◆ **Exercise directions**:
Don't include pictures. Quote the lines below from the first through the line that contains "946], [23.1, 917]];".

◆ **Dataset section**:

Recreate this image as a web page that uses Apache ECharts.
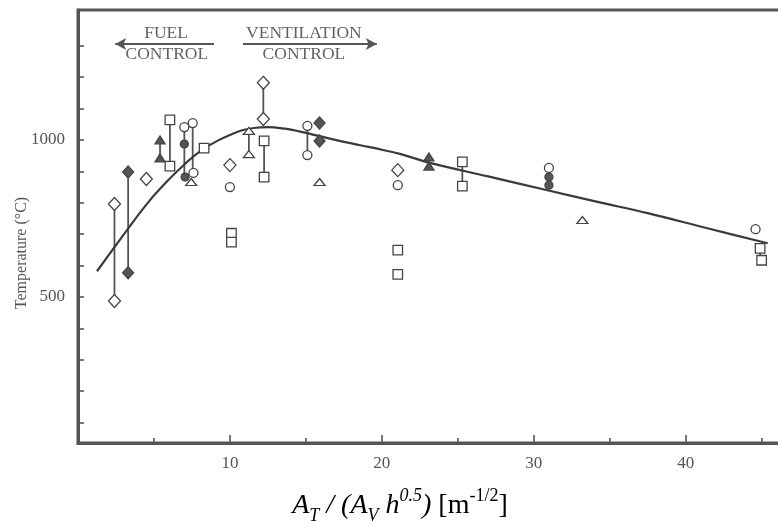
<!DOCTYPE html>
<html>
<head>
<meta charset="utf-8">
<title>Compartment fire temperature vs opening factor</title>
<script src="https://cdn.jsdelivr.net/npm/echarts@6/dist/echarts.min.js"></script>
<style>
  html, body { margin: 0; padding: 0; background: #fff; }
  #chart { width: 778px; height: 521px; }
</style>
</head>
<body>
<div id="chart"></div>
<script>
// Measured gas temperatures [A_T/(A_V h^0.5), °C], grouped by test series marker
const openDiamonds   = [[2.4, 796], [2.4, 487], [4.5, 876], [10.0, 920], [12.2, 1182], [12.2, 1067], [21.05, 904]];
const filledDiamonds = [[3.3, 898], [3.3, 577], [15.9, 1054], [15.9, 997]];
const openCircles    = [[7.0, 1041], [7.55, 1054], [7.6, 895], [10.0, 850], [15.1, 1045], [15.1, 952], [21.05, 856], [31.0, 911], [44.6, 716]];
const filledCircles  = [[7.0, 987], [7.05, 882], [31.0, 882], [31.0, 856]];
const openSquares    = [[6.05, 1064], [6.05, 917], [8.3, 974], [10.1, 703], [10.1, 675], [12.25, 997], [12.25, 882], [21.05, 649], [21.05, 572], [25.3, 930], [25.3, 853], [44.9, 655], [45.0, 617]];
const openTriangles  = [[7.45, 866], [11.25, 1029], [11.25, 955], [15.9, 866], [33.2, 745]];
const filledTriangles = [[5.4, 1000], [5.4, 943], [23.1, 946], [23.1, 917]];

// Scatter ranges joined by a vertical bar: [x, upper °C, lower °C]
const rangeBars = [
  [2.4, 796, 487], [3.3, 898, 577], [5.4, 1000, 943], [6.05, 1064, 917],
  [7.0, 1041, 882], [7.55, 1054, 895], [11.25, 1029, 955], [12.2, 1182, 1067],
  [12.25, 997, 882], [15.1, 1045, 952], [23.1, 946, 917], [25.3, 930, 853],
  [31.0, 911, 856], [44.9, 655, 617]
];

// Trend curve through the data
const trendCurve = [
  [1.25, 582], [2.3, 652], [3.3, 718], [4.7, 806], [5.9, 870], [7.0, 922],
  [8.1, 966], [9.2, 998], [10.0, 1016], [10.8, 1031], [11.7, 1039], [12.5, 1041],
  [13.6, 1036], [14.7, 1026], [16.8, 1002], [18.5, 984], [20.0, 969], [21.25, 955],
  [23.1, 928], [27.0, 884], [30.9, 840], [34.2, 803], [37.5, 767], [41.5, 718], [45.4, 671]
];

// Regime labels and arrows
const fuelArrow = [[2.45, 1306], [8.95, 1306]];
const ventArrow = [[10.86, 1306], [19.67, 1306]];
const regimeLabels = [
  { text: 'FUEL', at: [5.8, 1341] },
  { text: 'CONTROL', at: [5.85, 1271] },
  { text: 'VENTILATION', at: [14.87, 1341] },
  { text: 'CONTROL', at: [14.87, 1271] }
];

const yTickValues = [100, 200, 300, 400, 500, 600, 700, 800, 900, 1000, 1100, 1200, 1300];
const yLabelValues = [500, 1000];

const serif = '"Liberation Serif", "DejaVu Serif", serif';

function markerSeries(name, data, symbol, size, filled) {
  return {
    name: name,
    type: 'scatter',
    data: data,
    symbol: symbol,
    symbolSize: size,
    z: 5,
    itemStyle: {
      color: filled ? '#555' : '#fff',
      borderColor: '#444',
      borderWidth: 1.3,
      opacity: 1
    },
    emphasis: { disabled: true }
  };
}

const chart = echarts.init(document.getElementById('chart'), null, { renderer: 'canvas' });

chart.setOption({
  animation: false,
  backgroundColor: '#fff',
  grid: {
    left: 78, top: 10, width: 714, height: 433,
    outerBoundsMode: 'none',
    containLabel: false,
    show: true, borderColor: '#555', borderWidth: 3
  },
  xAxis: {
    type: 'value',
    min: 0, max: 47, interval: 10,
    name: '{i|A}{isub|T}{i| / (A}{isub|V}{i| h}{isup|0.5}{i|)}{r| [m}{rsup|-1/2}{r|]}',
    nameLocation: 'middle',
    nameGap: 44,
    nameTextStyle: {
      padding: [0, 70, 0, 0],
      rich: {
        i:    { fontFamily: serif, fontStyle: 'italic', fontSize: 28, color: '#000', lineHeight: 38, verticalAlign: 'middle' },
        isub: { fontFamily: serif, fontStyle: 'italic', fontSize: 18, color: '#000', lineHeight: 18, verticalAlign: 'bottom' },
        isup: { fontFamily: serif, fontStyle: 'italic', fontSize: 18, color: '#000', lineHeight: 18, verticalAlign: 'top' },
        r:    { fontFamily: serif, fontSize: 28, color: '#000', lineHeight: 38, verticalAlign: 'middle' },
        rsup: { fontFamily: serif, fontSize: 18, color: '#000', lineHeight: 18, verticalAlign: 'top' }
      }
    },
    axisLine: { show: true, lineStyle: { color: '#555', width: 3 } },
    axisTick: { show: true, inside: true, length: 8, lineStyle: { color: '#555', width: 1.6 } },
    minorTick: { show: true, splitNumber: 2, length: 5, lineStyle: { color: '#555', width: 1.6 } },
    axisLabel: { showMinLabel: false, showMaxLabel: false, margin: 12, fontFamily: serif, fontSize: 17, color: '#555' },
    splitLine: { show: false },
    minorSplitLine: { show: false }
  },
  yAxis: {
    type: 'value',
    min: 35, max: 1414,
    axisLine: { show: true, lineStyle: { color: '#555', width: 3 } },
    axisTick: { show: true, inside: true, length: 6, customValues: yTickValues, lineStyle: { color: '#555', width: 1.6 } },
    axisLabel: {
      customValues: yLabelValues,
      formatter: function (v) { return String(v); },
      margin: 13, fontFamily: serif, fontSize: 17, color: '#555'
    },
    splitLine: { show: false }
  },
  graphic: [{
    type: 'text',
    x: 22, y: 253,
    rotation: Math.PI / 2,
    style: {
      text: 'Temperature (°C)',
      font: '16px ' + serif,
      fill: '#555',
      align: 'center',
      verticalAlign: 'middle'
    }
  }],
  series: [
    {
      name: 'ranges',
      type: 'custom',
      data: rangeBars,
      z: 2,
      silent: true,
      renderItem: function (params, api) {
        const top = api.coord([api.value(0), api.value(1)]);
        const bottom = api.coord([api.value(0), api.value(2)]);
        return {
          type: 'line',
          shape: { x1: top[0], y1: top[1], x2: bottom[0], y2: bottom[1] },
          style: { stroke: '#555', lineWidth: 1.8 }
        };
      }
    },
    {
      name: 'trend',
      type: 'line',
      data: trendCurve,
      smooth: 0.4,
      showSymbol: false,
      z: 3,
      silent: true,
      lineStyle: { color: '#3a3a3a', width: 2.2 },
      markLine: {
        silent: true,
        symbolSize: [9, 11],
        lineStyle: { color: '#555', width: 2, type: 'solid' },
        label: { show: false },
        data: [
          [{ coord: fuelArrow[0], symbol: 'arrow' }, { coord: fuelArrow[1], symbol: 'none' }],
          [{ coord: ventArrow[0], symbol: 'none' }, { coord: ventArrow[1], symbol: 'arrow' }]
        ]
      }
    },
    markerSeries('open diamond', openDiamonds, 'diamond', [12, 13], false),
    markerSeries('filled diamond', filledDiamonds, 'diamond', [11, 12], true),
    markerSeries('open circle', openCircles, 'circle', 9, false),
    markerSeries('filled circle', filledCircles, 'circle', 8, true),
    markerSeries('open square', openSquares, 'rect', 9.5, false),
    markerSeries('open triangle', openTriangles, 'triangle', [11, 7], false),
    markerSeries('filled triangle', filledTriangles, 'triangle', [10, 8], true),
    {
      name: 'regime labels',
      type: 'scatter',
      data: regimeLabels.map(function (d) { return { value: d.at, name: d.text }; }),
      symbolSize: 0,
      silent: true,
      z: 6,
      label: {
        show: true,
        position: 'inside',
        formatter: '{b}',
        fontFamily: serif,
        fontSize: 17.5,
        color: '#3a3a3a'
      }
    }
  ]
});
</script>
</body>
</html>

◆ **Full response**:
Recreate this image as a web page that uses Apache ECharts.
<!DOCTYPE html>
<html>
<head>
<meta charset="utf-8">
<title>Compartment fire temperature vs opening factor</title>
<script src="https://cdn.jsdelivr.net/npm/echarts@6/dist/echarts.min.js"></script>
<style>
  html, body { margin: 0; padding: 0; background: #fff; }
  #chart { width: 778px; height: 521px; }
</style>
</head>
<body>
<div id="chart"></div>
<script>
// Measured gas temperatures [A_T/(A_V h^0.5), °C], grouped by test series marker
const openDiamonds   = [[2.4, 796], [2.4, 487], [4.5, 876], [10.0, 920], [12.2, 1182], [12.2, 1067], [21.05, 904]];
const filledDiamonds = [[3.3, 898], [3.3, 577], [15.9, 1054], [15.9, 997]];
const openCircles    = [[7.0, 1041], [7.55, 1054], [7.6, 895], [10.0, 850], [15.1, 1045], [15.1, 952], [21.05, 856], [31.0, 911], [44.6, 716]];
const filledCircles  = [[7.0, 987], [7.05, 882], [31.0, 882], [31.0, 856]];
const openSquares    = [[6.05, 1064], [6.05, 917], [8.3, 974], [10.1, 703], [10.1, 675], [12.25, 997], [12.25, 882], [21.05, 649], [21.05, 572], [25.3, 930], [25.3, 853], [44.9, 655], [45.0, 617]];
const openTriangles  = [[7.45, 866], [11.25, 1029], [11.25, 955], [15.9, 866], [33.2, 745]];
const filledTriangles = [[5.4, 1000], [5.4, 943], [23.1, 946], [23.1, 917]];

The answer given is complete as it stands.